Model Context Protocol (MCP) was supposed to give AI agents the hands they needed to actually do work in the real world. Connect an agent to your email, CRM, documents, calendar—let it rip. The pitch is compelling. The reality? A growing chorus of developers are hitting a wall they've started calling "tool soup."

The Toy Agent vs. Production Reality

A three-tool demo works great. Search the web, read a file, write a note—clean, predictable, easy to debug. But production agents aren't built that way. When you connect email alongside your CRM, throw in document storage, analytics dashboards, Stripe payments, WordPress admin panels, and Google Calendar, something breaks. The agent doesn't just struggle to pick the right tool—it starts hallucinating workflows, calling APIs out of order, or timing out entirely when fifteen connections are firing at once.

Why Tool Soup Happens

The fundamental issue is scope explosion. Each MCP connection brings its own authentication schema, rate limits, error handling patterns, and response formats. Without a layer in between, the agent has to manage all of this directly—and that's before you factor in context window pressure from bloated tool definitions. Developers are discovering that their "smart" agents become increasingly brittle as they add capabilities, not more capable.

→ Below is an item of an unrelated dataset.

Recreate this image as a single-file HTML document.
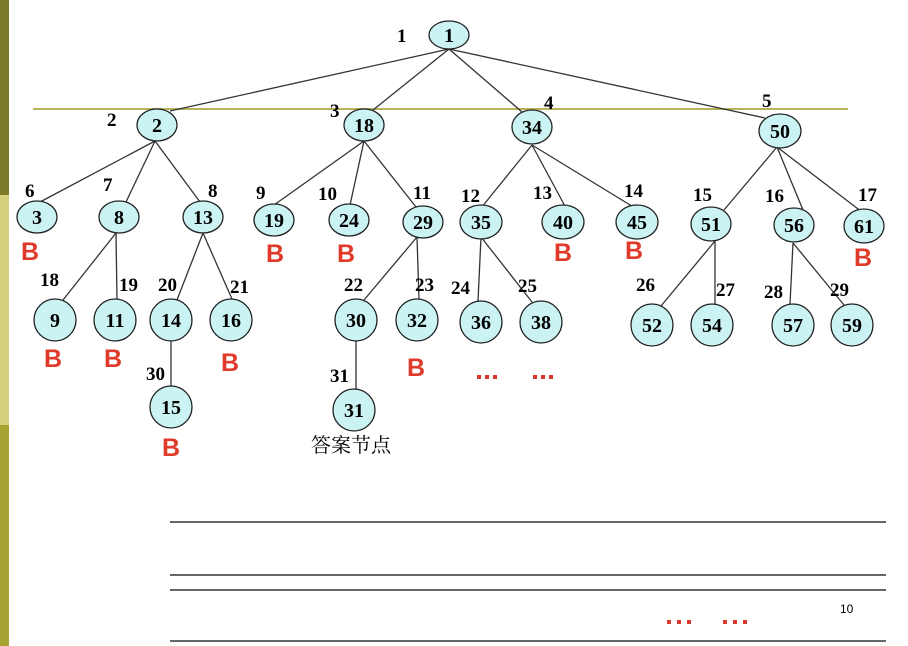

Dynamic Proxies: One Solution Emerging

One architectural pattern gaining traction is the dynamic proxy layer. Instead of connecting the agent directly to a dozen tools, a lightweight intermediary handles tool registration, request routing, and response normalization. The agent sees a curated interface rather than raw API chaos. This proxy can also handle cross-cutting concerns like retry logic, caching, and access control without polluting the agent's decision-making process.

Key Takeaways

  • MCP excels at giving agents real-world reach—email, calendars, payment systems, you name it
  • Tool soup emerges when production-scale deployments expose MCP's scaling limitations
  • Context window pressure compounds as more tools mean bloated definitions and responses
  • Dynamic proxies offer an architectural escape hatch by abstracting raw connections behind a clean interface

The Bottom Line

MCP solved the "agents can't do anything useful" problem. Now it has to solve the "agents can do too many things badly" problem. If you're deploying MCP in production today, start thinking about proxy layers before you hit tool soup—because you will.